SBB picks Siemens — and sparks Swiss anger

Swiss Federal Railways (SBB) has awarded Siemens Mobility a CHF 2.0 billion contract for up to 200 double-deck trains — and triggered the sharpest public clash over rail procurement in recent Swiss history. What began as a routine fleet tender has become a national debate about industrial policy, tax-funded contracts, and whether Switzerland should protect its last domestic train manufacturer.
SBB announced on Friday, 7 November, that Siemens had submitted the “most advantageous offer under public procurement law” for 116 six-car electric trainsets, with options for 84 more. The double-decker trains will be built in Germany from 2028 and enter service from 2031, serving Zürich’s S-Bahn and regional routes in western Switzerland.
SBB cited Siemens’ operational track record with comparable platforms in Germany and the lower deployment risk of technology already proven in high-frequency service environments.

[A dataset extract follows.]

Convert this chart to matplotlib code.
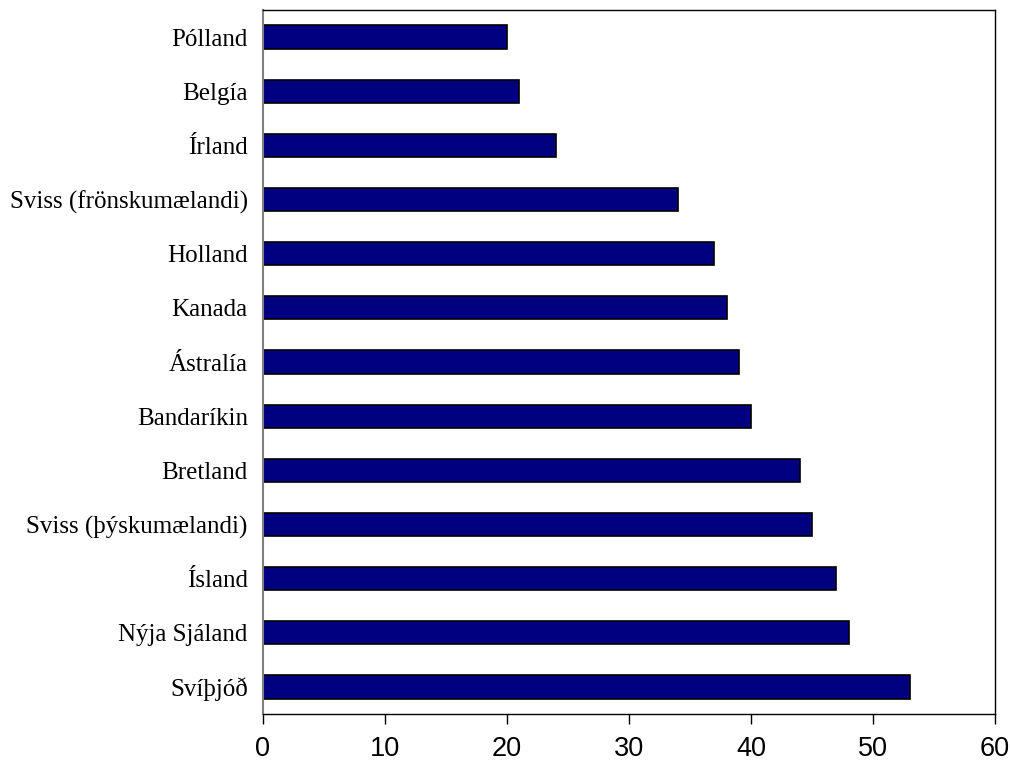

“A black day for Switzerland”
Stadler Rail — Switzerland’s last remaining train manufacturer — reacted within hours of the announcement, issuing an unusually direct statement:
“We are disappointed and surprised by SBB’s decision. It is a setback for Switzerland’s industrial base.” The company went on to say it would now carefully analyse SBB’s reasoning.
The reaction extended beyond Stadler’s official statement:
On LinkedIn, one commenter called the decision “a slap in the face of Swiss industry” — arguing that a multi-billion-franc order financed by taxpayers should have stayed in Switzerland to support jobs, apprenticeships, and local suppliers.
Within 24 hours, the post had drawn hundreds of comments, many echoing the view that state-owned operators should prioritise domestic industrial capacity when public funds are involved.
What SBB calculated differently
While Switzerland is not an EU country, it sits at the centre of Europe’s rail network. And SBB’s choice follows procurement patterns now standard across the EU: predictable life-cycle costs, interoperable technology, and supplier neutrality alongside upfront price and environmental impact.
Switzerland’s public procurement law requires operators to select the ‘most advantageous’ bid, not the domestic one — just like EU member states.
Its a stress test for European procurement logic
Big picture: Across Europe, operators increasingly favour standardised platforms with proven multi-market deployments over bespoke national designs. Fewer variants mean lower costs, faster approvals, and shared maintenance infrastructure.
Quick take: But Switzerland’s debate exposes the limits of the framework. When a state-owned railway uses tax money to buy foreign trains while a domestic manufacturer claims it can deliver equivalent quality, the economic argument meets political resistance — especially in a country proud of its engineering tradition.
Whats next: Stadler’s “we will analyse” language keeps legal options open without committing to a fight. In practice, SBB’s decision is a commercial one, and it would be highly unusual for a Swiss court to force a national operator to reopen it.
But: The question is whether Switzerland’s political system will accept this logic — or demand a different choice between efficiency and economic sovereignty.